Sarah Anderson (1922–1981) was a beloved school paraprofessional. The school community petitioned the Board of Education to rename PS 9 in her honor. It became official during her memorial dedication in May 1981. Never married, she was the mother of three: Clarence "Pete" Anderson (1938 and living in East New York, Brooklyn), Ronald ("Ronnie") Dean Anderson (b. 1939 Griffin GA – 2001 Griffin), and Thomas Anderson. Sarah Anderson is buried at Mount Pleasant Baptist Church Cemetery, Griffin, GA. Her nickname, for those close to her, was "Peggy." Her daughter-in-law (Clarence's wife), Earnestine Anderson, also worked with Sarah as a paraprofessional at PS 9. Earnestine resides in Griffin.

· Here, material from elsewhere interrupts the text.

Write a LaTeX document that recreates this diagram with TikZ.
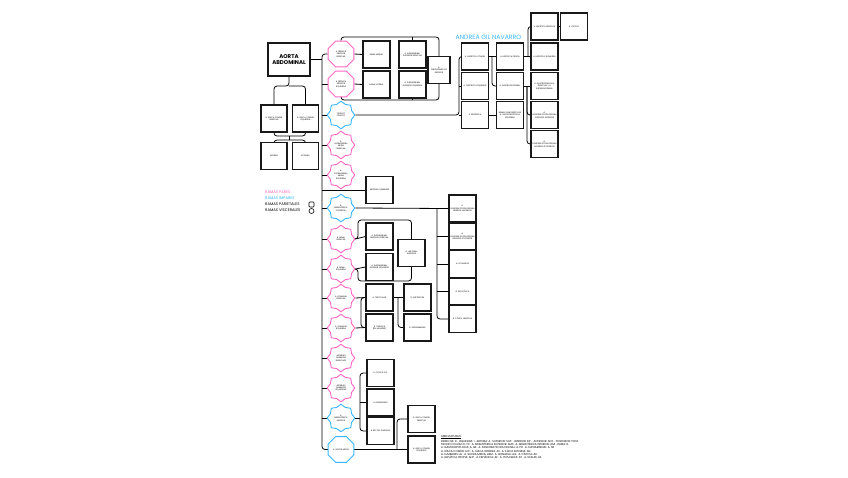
\documentclass[tikz,border=0pt]{standalone}
\usepackage{fontspec}
\setmainfont{Poppins}
\usetikzlibrary{shapes.geometric,backgrounds}
\definecolor{pinkc}{HTML}{FF66C4}
\definecolor{bluec}{HTML}{38B6FF}
\newcommand{\tf}{\fontsize{2}{2.4}\selectfont}
\begin{document}
\begin{tikzpicture}[x=1pt,y=-1pt,
 bx/.style={draw=black!90,line width=1.1pt,fill=white,minimum width=27pt,minimum height=27pt,inner sep=0.5pt,text width=24pt,align=center,font=\tf},
 conn/.style={draw=black,line width=0.8pt,rounded corners=3pt},
 oct/.style={regular polygon,regular polygon sides=8,minimum size=28pt,inner sep=0pt,line width=0.9pt,fill=white},
 st/.style={star,star points=8,star point ratio=1.2,minimum size=27.5pt,inner sep=0pt,line width=0.9pt,fill=white},
 lt/.style={font=\tf,align=center,inner sep=0pt,text width=18pt},
 pk/.style={draw=pinkc},
 bl/.style={draw=bluec},
 leg/.style={anchor=west,font=\fontsize{3.8}{4.2}\selectfont,inner sep=0pt}
 ]
\useasboundingbox (0,0) rectangle (848,477);
% ---- main nodes
\node[draw=black!90,line width=1.1pt,fill=white,minimum width=42pt,minimum height=33pt,inner sep=0pt,font=\bfseries\fontsize{5.5}{6.3}\selectfont,align=center] (aorta) at (289,59.5) {AORTA\\ABDOMINAL};
\node[bx,minimum width=26pt] (il1) at (274,118.5) {A. ILÍACA COMÚN\\DERECHA};
\node[bx,minimum width=26pt] (il2) at (305.5,118.5) {A. ILÍACA COMÚN\\IZQUIERDA};
\node[bx,minimum width=26pt] (ie1) at (274,156) {INTERNA};
\node[bx,minimum width=26pt] (ie2) at (305.5,156) {EXTERNA};
% left column of branches
\node[oct,pk,label={[lt]center:A. FRÉNICA\\INFERIOR DERECHA}] (fi1) at (341,54) {};
\node[oct,pk,label={[lt]center:A. FRÉNICA\\INFERIOR\\IZQUIERDA}] (fi2) at (341,84) {};
\node[st,bl,label={[lt]center:TRONCO\\CELÍACO}] (tc) at (341,115) {};
\node[st,pk,label={[lt]center:A.\\SUPRARRENAL\\MEDIA\\DERECHA}] (smd) at (341,145) {};
\node[st,pk,label={[lt]center:A.\\SUPRARRENAL\\MEDIA\\IZQUIERDA}] (smi) at (341,175) {};
\node[st,bl,label={[lt]center:A.\\MESENTÉRICA\\SUPERIOR}] (ms) at (341,208) {};
\node[st,pk,label={[lt]center:A. RENAL\\DERECHA}] (rd) at (341,239) {};
\node[st,pk,label={[lt]center:A. RENAL\\IZQUIERDA}] (ri) at (341,269) {};
\node[st,pk,label={[lt]center:A. GONADAL\\DERECHA}] (gd) at (341,298) {};
\node[st,pk,label={[lt]center:A. GONADAL\\IZQUIERDA}] (gi) at (341,328) {};
\node[st,pk,label={[lt]center:ARTERIAS\\LUMBARES\\DERECHAS}] (ld) at (341,358) {};
\node[st,pk,label={[lt]center:ARTERIAS\\LUMBARES\\IZQUIERDAS}] (li) at (341,388) {};
\node[st,bl,label={[lt]center:A.\\MESENTÉRICA\\INFERIOR}] (mi) at (341,418) {};
\node[oct,bl,label={[lt]center:A. SACRA MEDIA}] (sm) at (341,449.5) {};
% phrenic branches
\node[bx] (pa) at (376.5,54.5) {RAMA MEDIAL};
\node[bx] (pb) at (412.5,54.5) {A. SUPRARRENAL\\SUPERIOR DERECHA};
\node[bx] (pc) at (376.5,84.5) {RAMA LATERAL};
\node[bx] (pd) at (412.5,84.5) {A. SUPRARRENAL\\SUPERIOR IZQUIERDA};
\node[bx,minimum width=22pt,text width=20pt] (pe) at (439,70) {A.\\DIAFRAGMÁTICA\\INFERIOR};
% celiac
\node[bx] (c10) at (475,56.5) {A. HEPÁTICA COMÚN};
\node[bx] (c11) at (475,86) {A. GÁSTRICA IZQUIERDA};
\node[bx] (c12) at (475,115) {A. ESPLÉNICA};
\node[bx] (c20) at (510,56.5) {A. HEPÁTICA PROPIA};
\node[bx] (c21) at (510,86) {A. GASTRODUODENAL};
\node[bx] (c22) at (510,115) {RAMAS PANCREÁTICAS\\A. GASTROEPIPLOICA\\IZQUIERDA};
\node[bx] (c30) at (544.5,26.5) {A. HEPÁTICA DERECHA};
\node[bx] (c31) at (544.5,56.5) {A. HEPÁTICA IZQUIERDA};
\node[bx] (c32) at (544.5,86) {A. GASTROEPIPLOICA\\DERECHA Y A.\\SUPRADUODENAL};
\node[bx] (c33) at (544.5,115) {A.\\PANCREATICODUODENAL\\SUPERIOR ANTERIOR};
\node[bx] (c34) at (544.5,144) {A.\\PANCREATICODUODENAL\\SUPERIOR POSTERIOR};
\node[bx] (c40) at (574,26.5) {A. CÍSTICA};
% lumbar box
\node[bx] (lb) at (379.5,190) {ARTERIAS LUMBARES};
% mesenterica superior
\node[bx] (s0) at (462.5,208.5) {A.\\PANCREATICODUODENAL\\INFERIOR ANTERIOR};
\node[bx] (s1) at (462.5,236.5) {A.\\PANCREATICODUODENAL\\INFERIOR POSTERIOR};
\node[bx] (s2) at (462.5,264) {A. YEYUNALES};
\node[bx] (s3) at (462.5,291.5) {A. ILEOCÓLICA};
\node[bx] (s4) at (462.5,319) {A. CÓLICA DERECHA};
% renal
\node[bx] (sid) at (379.5,236.5) {A. SUPRARRENAL\\INFERIOR DERECHA};
\node[bx] (sii) at (379.5,267) {A. SUPRARRENAL\\INFERIOR IZQUIERDA};
\node[bx] (ur) at (411.5,253) {A. URETERAL\\SUPERIOR};
% gonadal
\node[bx] (g1) at (379.5,297.5) {A. TESTICULAR};
\node[bx] (g2) at (379.5,327.5) {A. OVÁRICA\\(EN MUJERES)};
\node[bx] (g3) at (417.5,297.5) {R. URETÉRICAS};
\node[bx] (g4) at (417.5,327.5) {R. EPIDIDIMARIAS};
% mesenterica inferior
\node[bx] (m0) at (380.5,373) {A. CÓLICA IZQ.};
\node[bx] (m1) at (380.5,402.5) {A. SIGMOIDEAS};
\node[bx] (m2) at (380.5,431) {A. RECTAL SUPERIOR};
\node[bx] (ci1) at (421.5,419) {A. ILÍACA COMÚN\\DERECHA};
\node[bx] (ci2) at (421.5,449.5) {A. ILÍACA COMÚN\\IZQUIERDA};
% texts
\node[font=\fontsize{6.2}{6.2}\selectfont,text=bluec,inner sep=0pt] (title) at (488.5,37) {ANDREA GIL NAVARRO};
\node[leg,text=pinkc] (l1) at (265,192) {RAMAS PARES};
\node[leg,text=bluec] (l2) at (265,198) {RAMAS IMPARES};
\node[leg] (l3) at (265,204.5) {RAMAS PARIETALES};
\node[leg] (l4) at (265,210.5) {RAMAS VISCERALES};
\node[draw,line width=0.6pt,rounded corners=0.8pt,minimum size=5pt,inner sep=0pt] (i1) at (311.5,204.5) {};
\node[draw,circle,line width=0.6pt,minimum size=5pt,inner sep=0pt] (i2) at (311.5,211) {};
\node[anchor=north west,inner sep=0pt,align=left,font=\fontsize{2.75}{3.3}\selectfont] (abr) at (441,435) {\underline{ABREVIATURAS:}\\
DERECHA: D · IZQUIERDA: I · ARTERIA: A · SUPERIOR: SUP. · INFERIOR: INF. · ANTERIOR: ANT. · POSTERIOR: POST.\\
TRONCO CELÍACO: TC · A. MESENTÉRICA SUPERIOR: AMS · A. MESENTÉRICA INFERIOR: AMI · RAMA: R.\\
A. GASTROEPIPLOICA: A. GE · A. PANCREATICODUODENAL: A. PD · A. SUPRARRENAL: A. SR\\
A. ILÍACA COMÚN: AIC · A. ILÍACA INTERNA: AII · A. ILÍACA EXTERNA: AIE\\
A. LUMBARES: AL · A. SACRA MEDIA: ASM · A. GONADAL: AG · A. CÍSTICA: AC\\
A. HEPÁTICA PROPIA: AHP · A. ESPLÉNICA: AE · A. YEYUNALES: AY · A. ILEALES: AIL};
% ---- connectors
\begin{pgfonlayer}{background}
\fill[white] (0,0) rectangle (848,477);
% aorta
\draw[conn] (aorta.south) -- (289,86) -| (il1.north);
\draw[conn] (289,86) -| (il2.north);
\draw[conn] (il1.south) |- (289,136) -| (il2.south);
\draw[conn] (289,136) -- (289,140);
\draw[conn] (ie1.north) |- (289,140) -| (ie2.north);
% trunk
\draw[conn] (aorta.east) -- (322,59.5);
\draw[conn] (fi1.west) -| (322,449.5) -- (ci2.west);
\draw[conn] (397,449.5) |- (ci1.west);
\foreach \n in {tc,smd,smi,ms,rd,ri,gd,gi,ld,li,mi} \draw[conn] (322,0 |- \n.west) -- (\n.west);
\draw[conn] (322,84) -- (fi2.west);
\draw[conn] (322,190) -- (lb.west);
% phrenic
\draw[conn] (fi1.east) -- (pa.west);
\draw[conn] (fi2.east) -- (pc.west);
\draw[conn] (fi1.north) |- (439,37) -- (pe.north);
\draw[conn] (412.5,37) -- (pb.north);
\draw[conn] (fi2.south) |- (439,100) -- (pe.south);
\draw[conn] (412.5,100) -- (pd.south);
% celiac
\draw[conn] (tc.east) -| (459,56.5) -- (c10.west);
\draw[conn] (459,86) -- (c11.west);
\draw[conn] (459,115) -- (c12.west);
\draw[conn] (c10.east) -- (c20.west);
\draw[conn] (492,56.5) |- (c21.west);
\draw[conn] (c12.east) -- (c22.west);
\draw[conn] (c20.east) -- (c31.west);
\draw[conn] (528,56.5) |- (c30.west);
\draw[conn] (c30.east) -- (c40.west);
\draw[conn] (c21.east) -- (c32.west);
\draw[conn] (527,86) |- (c33.west);
\draw[conn] (527,86) |- (c34.west);
% mesenterica superior
\draw[conn] (ms.east) -- (s0.west);
\draw[conn] (437,208.5) |- (s4.west);
\draw[conn] (437,236.5) -- (s1.west);
\draw[conn] (437,264) -- (s2.west);
\draw[conn] (437,291.5) -- (s3.west);
% renal
\draw[conn] (rd.east) -- (sid.west);
\draw[conn] (rd.east) -- (358,239) |- (411.5,220) -- (ur.north);
\draw[conn] (ri.east) -- (sii.west);
\draw[conn] (ri.east) -- (358,269) |- (411.5,281) -- (ur.south);
% gonadal
\draw[conn] (gd.east) -- (g1.west);
\draw[conn] (gi.east) -- (g2.west);
\draw[conn] (g1.west) -| (361,327.5) -- (g2.west);
\draw[conn] (g1.east) -- (g3.west);
\draw[conn] (398,297.5) |- (g4.west);
% mesenterica inferior
\draw[conn] (mi.east) -- (360,418);
\draw[conn] (m0.west) -| (360,431) -- (m2.west);
\draw[conn] (360,402.5) -- (m1.west);
\end{pgfonlayer}
\end{tikzpicture}
\end{document}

In 1993, under Principal Joan Gutkin, PhD (1936–1997), PS 9 (then the host school for The Anderson Program) received magnet school funding for music and art and henceforth adopted the name, "Renaissance School of Music and Art." Ever since, PS 9 has used both names.

== Physical plant ==
- Sept 1987 – July 2009, Anderson shared a building with its founding parent school P.S. 9, The Sarah Anderson School, at 100 W 84th Street.
- July 2009 – Present, Anderson moved to a slightly older building six blocks due south at 100 W 77th Street, initially, sharing it with (i) The Computer School, (ii) JHS 44 O'Shea Middle School (a district middle school), and (iii) West Prep Academy (a district middle school). At the start of the 2010–11 school year, PS 452, a new neighborhood elementary school (3 sections per grade), moved in the building. July 2011 JHS 44 O'Shea Middle School was phased out and West Prep Academy moved to the P.S. 145 building at 150 West 105 Street. In July 2017, PS 452 moved to 210 West 61st street and the Dual Language Middle School moved in to the vacated space on the second floor of the O'Shea Complex.

== Awards and achievements. ==

- In the 2023 Middle School National Championship Tournament held in Chicago, Illinois, (also known as the NAQT MSNCT) the Anderson A team tied for 5th place.